- Task brief: Your job is to return the lines between the line holding "Emit a Python" and the line holding "fig = plt.figure(figsize=(W", inclusive, exactly and with no pictures.

- Extracted information:

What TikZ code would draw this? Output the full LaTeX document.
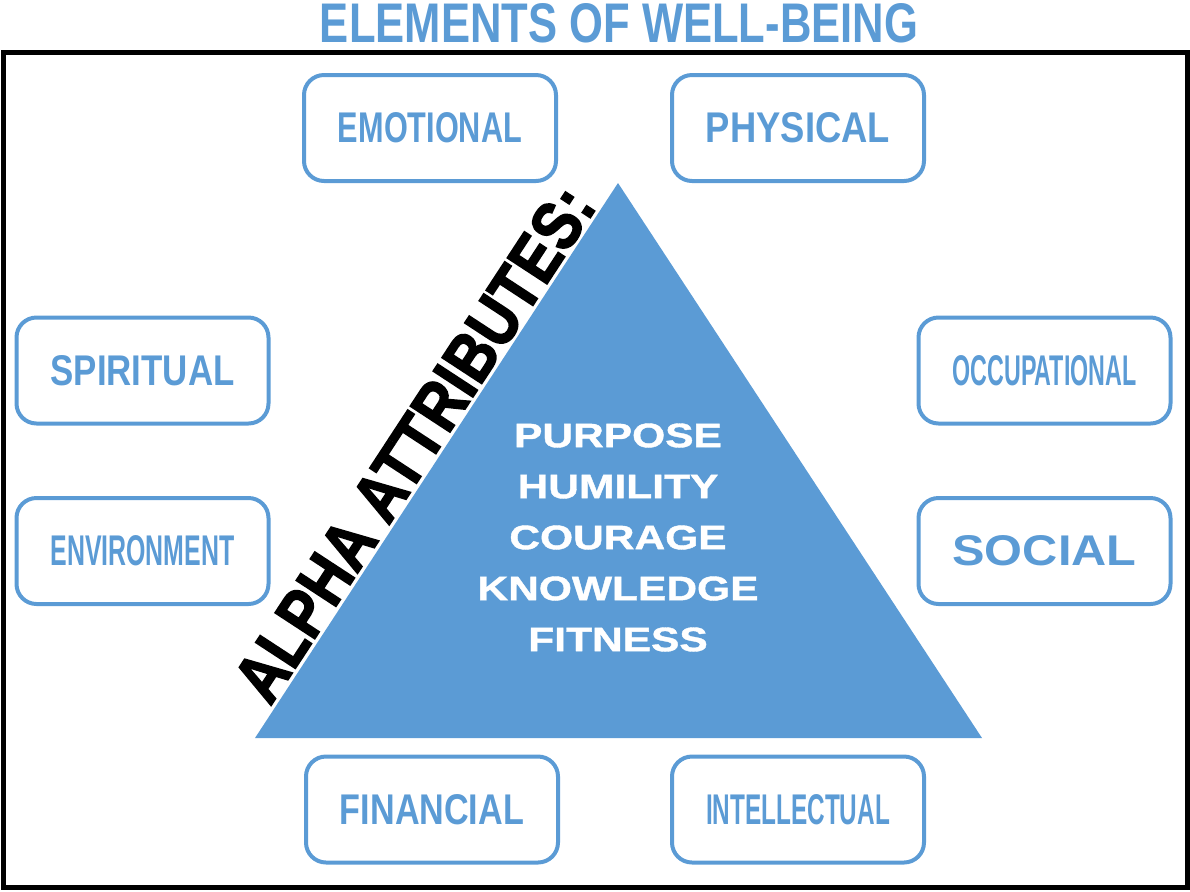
\documentclass[tikz,border=0pt]{standalone}
\usepackage{fontspec}
\setmainfont{Liberation Sans}
\newfontfamily\largefont[FakeStretch=1.25, FakeBold=1.2]{Liberation Sans}
\newfontfamily\lourdfont[FakeBold=2.5]{Liberation Sans}
\usepackage{graphicx}
\definecolor{bleu}{RGB}{91,155,213}
\newcommand{\etiq}[1]{\resizebox{92pt}{15pt}{\bfseries #1}}

\begin{document}
\begin{tikzpicture}[x=0.5pt, y=-0.5pt]
\tikzset{elem/.style={draw=bleu, line width=2pt, rounded corners=10pt, rectangle,
  minimum width=126pt, minimum height=53pt, inner sep=0pt, text=bleu}}
\useasboundingbox (0, 0) rectangle (1190, 891);
\draw[line width=2.5pt] (3.5, 52.5) rectangle (1187.5, 887);
\node[anchor=base, inner sep=0pt, text=bleu] (titre) at (619, 42)
  {\resizebox{299pt}{19.5pt}{\bfseries ELEMENTS OF WELL-BEING}};
% triangle
\coordinate (T) at (618, 183);
\coordinate (L) at (255, 738);
\coordinate (R) at (982, 738);
\fill[bleu] (T) -- (L) -- (R) -- cycle;
\node[align=center, inner sep=0pt, text=white, font=\largefont\bfseries\fontsize{17pt}{25.5pt}\selectfont]
  (attr) at (618, 537.5) {PURPOSE\\HUMILITY\\COURAGE\\KNOWLEDGE\\FITNESS};
\node[anchor=base west, inner sep=0pt, rotate=56.8] (alpha) at (270, 707)
  {\resizebox{299pt}{24pt}{\lourdfont\bfseries ALPHA ATTRIBUTES:}};
% elements
\node[elem] (E1) at (430, 128) {\etiq{EMOTIONAL}};
\node[elem] (E2) at (798, 128) {\etiq{PHYSICAL}};
\node[elem] (E3) at (142.5, 370.5) {\etiq{SPIRITUAL}};
\node[elem] (E4) at (142.5, 551) {\etiq{ENVIRONMENT}};
\node[elem] (E5) at (1044.5, 370.5) {\etiq{OCCUPATIONAL}};
\node[elem] (E6) at (1044.5, 551) {\etiq{SOCIAL}};
\node[elem] (E7) at (432, 809.5) {\etiq{FINANCIAL}};
\node[elem] (E8) at (798, 809.5) {\etiq{INTELLECTUAL}};
\end{tikzpicture}
\end{document}
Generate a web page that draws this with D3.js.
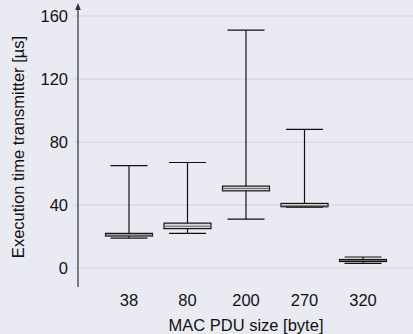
<!DOCTYPE html>
<html>
<head>
<meta charset="utf-8">
<script src="https://cdn.jsdelivr.net/npm/d3@7"></script>
<style>
    body { margin: 0; background: #eaeaf2; }
    text { font-family: "Liberation Sans", Arial, sans-serif; }
</style>
</head>
<body>
<script>
// box plot data (microseconds)
var sizes = ["38", "80", "200", "270", "320"];
var mins = [19, 22, 31, 38.7, 3];
var q1s = [20.3, 25, 49, 38.9, 4.2];
var medians = [21, 26.5, 50.5, 39.5, 4.8];
var q3s = [22, 28.5, 52, 41, 5.4];
var maxs = [65, 67, 151, 88, 7];
var yTicks = [0, 40, 80, 120, 160];

var width = 413, height = 334;
var margin = {top: 16, right: 0, bottom: 66, left: 78};
var fontSize = 16.5;

var svg = d3.select("body").append("svg")
    .attr("width", width)
    .attr("height", height);

svg.append("rect")
    .attr("width", width)
    .attr("height", height)
    .attr("fill", "#eaeaf2");

var y = d3.scaleLinear()
    .domain([0, 160])
    .range([height - margin.bottom, margin.top]);

var x = d3.scalePoint()
    .domain(sizes)
    .range([129, 363]);

// grid lines
svg.append("g")
    .selectAll("line")
    .data(yTicks)
    .enter().append("line")
    .attr("x1", margin.left - 4)
    .attr("x2", width)
    .attr("y1", function(d) { return y(d); })
    .attr("y2", function(d) { return y(d); })
    .attr("stroke", "#cfcfd6")
    .attr("stroke-width", 1.2);

// y tick labels
svg.append("g")
    .selectAll("text")
    .data(yTicks)
    .enter().append("text")
    .attr("x", margin.left - 10)
    .attr("y", function(d) { return y(d); })
    .attr("dy", "0.35em")
    .attr("text-anchor", "end")
    .attr("font-size", fontSize)
    .attr("fill", "#111")
    .text(function(d) { return d; });

// y axis line with arrow
svg.append("defs").append("marker")
    .attr("id", "arrow")
    .attr("viewBox", "0 0 10 10")
    .attr("refX", 5).attr("refY", 5)
    .attr("markerWidth", 6).attr("markerHeight", 6)
    .attr("orient", "auto")
    .append("path")
    .attr("d", "M0,1 L10,5 L0,9 Z")
    .attr("fill", "#333");

svg.append("line")
    .attr("x1", margin.left).attr("x2", margin.left)
    .attr("y1", y(-12)).attr("y2", y(166))
    .attr("stroke", "#333")
    .attr("stroke-width", 1.2)
    .attr("marker-end", "url(#arrow)");

// x tick labels
svg.append("g")
    .selectAll("text")
    .data(sizes)
    .enter().append("text")
    .attr("x", function(d) { return x(d); })
    .attr("y", 306)
    .attr("text-anchor", "middle")
    .attr("font-size", fontSize)
    .attr("fill", "#111")
    .text(function(d) { return d; });

// axis titles
svg.append("text")
    .attr("x", 246)
    .attr("y", 331)
    .attr("text-anchor", "middle")
    .attr("font-size", fontSize)
    .attr("fill", "#111")
    .text("MAC PDU size [byte]");

svg.append("text")
    .attr("transform", "translate(24," + 147 + ") rotate(-90)")
    .attr("text-anchor", "middle")
    .attr("font-size", fontSize)
    .attr("fill", "#111")
    .text("Execution time transmitter [\u00b5s]");

// boxes
var boxW = 47, capW = 37;
var boxes = svg.append("g")
    .selectAll("g")
    .data(sizes)
    .enter().append("g");

boxes.append("line")
    .attr("x1", function(d) { return x(d); })
    .attr("x2", function(d) { return x(d); })
    .attr("y1", function(d, i) { return y(mins[i]); })
    .attr("y2", function(d, i) { return y(maxs[i]); })
    .attr("stroke", "#111")
    .attr("stroke-width", 1.2);

boxes.append("line")
    .attr("x1", function(d) { return x(d) - capW / 2; })
    .attr("x2", function(d) { return x(d) + capW / 2; })
    .attr("y1", function(d, i) { return y(maxs[i]); })
    .attr("y2", function(d, i) { return y(maxs[i]); })
    .attr("stroke", "#111")
    .attr("stroke-width", 1.2);

boxes.append("line")
    .attr("x1", function(d) { return x(d) - capW / 2; })
    .attr("x2", function(d) { return x(d) + capW / 2; })
    .attr("y1", function(d, i) { return y(mins[i]); })
    .attr("y2", function(d, i) { return y(mins[i]); })
    .attr("stroke", "#111")
    .attr("stroke-width", 1.2);

boxes.append("rect")
    .attr("x", function(d) { return x(d) - boxW / 2; })
    .attr("width", boxW)
    .attr("y", function(d, i) { return y(q3s[i]); })
    .attr("height", function(d, i) { return Math.max(y(q1s[i]) - y(q3s[i]), 2); })
    .attr("fill", "#d8d8dc")
    .attr("stroke", "#111")
    .attr("stroke-width", 1.2);

boxes.append("line")
    .attr("x1", function(d) { return x(d) - boxW / 2; })
    .attr("x2", function(d) { return x(d) + boxW / 2; })
    .attr("y1", function(d, i) { return y(medians[i]); })
    .attr("y2", function(d, i) { return y(medians[i]); })
    .attr("stroke", "#666")
    .attr("stroke-width", 1);
</script>
</body>
</html>
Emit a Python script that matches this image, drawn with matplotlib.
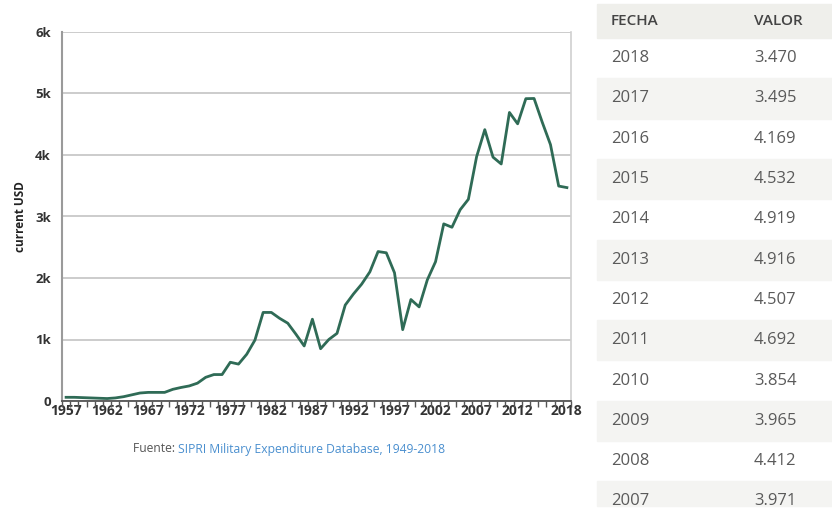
import numpy as np
import matplotlib.pyplot as plt
from matplotlib.patches import Rectangle

plt.rcParams['font.family'] = ['Open Sans', 'DejaVu Sans']

years = list(range(1957, 2019))
values = [60, 60, 55, 50, 45, 40, 50, 70, 100, 130,
          140, 140, 140, 190, 220, 245, 290, 385, 430, 430,
          630, 600, 760, 990, 1440, 1440, 1345, 1265, 1085, 895,
          1330, 850, 1000, 1100, 1560, 1740, 1900, 2100, 2430, 2410,
          2085, 1160, 1650, 1530, 1970, 2265, 2880, 2825, 3110, 3280,
          3971, 4412, 3965, 3854, 4692, 4507, 4916, 4919, 4532, 4169,
          3495, 3470]
label_years = [1957, 1962, 1967, 1972, 1977, 1982, 1987, 1992, 1997, 2002, 2007, 2012, 2018]
y_ticks = [0, 1000, 2000, 3000, 4000, 5000, 6000]
y_labels = ['0', '1k', '2k', '3k', '4k', '5k', '6k']

table_years = ['2018', '2017', '2016', '2015', '2014', '2013',
               '2012', '2011', '2010', '2009', '2008', '2007']
table_values = ['3.470', '3.495', '4.169', '4.532', '4.919', '4.916',
                '4.507', '4.692', '3.854', '3.965', '4.412', '3.971']

W, H = 832, 515
fig = plt.figure(figsize=(W / 100, H / 100), dpi=100)

# chart area
ax = fig.add_axes([62 / W, (H - 401) / H, (571 - 62) / W, (401 - 32) / H])
x = np.arange(len(years))
ax.plot(x, values, color='#2f6b56', lw=2)
ax.set_xlim(-0.5, len(years) - 0.5)
ax.set_ylim(0, 6000)
ax.set_yticks(y_ticks)
ax.set_yticklabels(y_labels, fontsize=9.5, fontweight='bold', color='#333333')
ax.set_xticks([years.index(y) for y in label_years])
ax.set_xticklabels([str(y) for y in label_years], fontsize=10, fontweight='bold', color='#333333')
ax.set_xticks(np.arange(len(years) + 1) - 0.5, minor=True)
ax.tick_params(axis='x', which='major', length=0, pad=2)
ax.tick_params(axis='x', which='minor', length=4, width=1, color='#555555', direction='out')
ax.tick_params(axis='y', length=0, pad=8)
ax.grid(axis='y', color='#c8c8c8', lw=1.3)
ax.set_axisbelow(True)
ax.spines['top'].set_visible(False)
ax.spines['left'].set_color('#9a9a9a')
ax.spines['left'].set_linewidth(1.5)
ax.spines['right'].set_color('#d0d0d0')
ax.spines['right'].set_linewidth(1.2)
ax.spines['bottom'].set_color('#555555')
ax.spines['bottom'].set_linewidth(1.3)
ax.set_ylabel('current USD', fontsize=8.5, fontweight='bold', color='#222222', labelpad=6)

# source line
t = fig.text(133 / W, 1 - 449 / H, 'Fuente: ', fontsize=8.7, color='#555555', va='center')
fig.canvas.draw()
bb = t.get_window_extent()
fig.text(bb.x1 / W, 1 - 449 / H, 'SIPRI Military Expenditure Database, 1949-2018',
         fontsize=8.7, color='#4a8fcf', va='center')

# table on the right
tx0, tx1 = 597, 832
row_h = 40.3
top = 4
fig.patches.append(Rectangle((tx0 / W, 1 - (top + 34) / H), (tx1 - tx0) / W, 34 / H,
                             transform=fig.transFigure, color='#efefeb', zorder=0))
fig.text(611 / W, 1 - (top + 17) / H, 'FECHA', fontsize=11, fontweight='semibold',
         color='#444444', va='center')
fig.text(754 / W, 1 - (top + 17) / H, 'VALOR', fontsize=11, fontweight='semibold',
         color='#444444', va='center')
for i, (yr, val) in enumerate(zip(table_years, table_values)):
    y0 = top + 34 + i * row_h
    if i % 2 == 1:
        hgt = min(row_h, 506 - y0)
        fig.patches.append(Rectangle((tx0 / W, 1 - (y0 + hgt) / H), (tx1 - tx0) / W, hgt / H,
                                     transform=fig.transFigure, color='#f4f4f2', zorder=0))
    fig.text(611 / W, 1 - (y0 + row_h / 2) / H, yr, fontsize=12, color='#5a5a5a', va='center')
    fig.text(754 / W, 1 - (y0 + row_h / 2) / H, val, fontsize=12, color='#5a5a5a', va='center')

fig.savefig('out.png', dpi=100)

- Answer to the task:
Emit a Python script that matches this image, drawn with matplotlib.
import numpy as np
import matplotlib.pyplot as plt
from matplotlib.patches import Rectangle

plt.rcParams['font.family'] = ['Open Sans', 'DejaVu Sans']

years = list(range(1957, 2019))
values = [60, 60, 55, 50, 45, 40, 50, 70, 100, 130,
          140, 140, 140, 190, 220, 245, 290, 385, 430, 430,
          630, 600, 760, 990, 1440, 1440, 1345, 1265, 1085, 895,
          1330, 850, 1000, 1100, 1560, 1740, 1900, 2100, 2430, 2410,
          2085, 1160, 1650, 1530, 1970, 2265, 2880, 2825, 3110, 3280,
          3971, 4412, 3965, 3854, 4692, 4507, 4916, 4919, 4532, 4169,
          3495, 3470]
label_years = [1957, 1962, 1967, 1972, 1977, 1982, 1987, 1992, 1997, 2002, 2007, 2012, 2018]
y_ticks = [0, 1000, 2000, 3000, 4000, 5000, 6000]
y_labels = ['0', '1k', '2k', '3k', '4k', '5k', '6k']

table_years = ['2018', '2017', '2016', '2015', '2014', '2013',
               '2012', '2011', '2010', '2009', '2008', '2007']
table_values = ['3.470', '3.495', '4.169', '4.532', '4.919', '4.916',
                '4.507', '4.692', '3.854', '3.965', '4.412', '3.971']

W, H = 832, 515
fig = plt.figure(figsize=(W / 100, H / 100), dpi=100)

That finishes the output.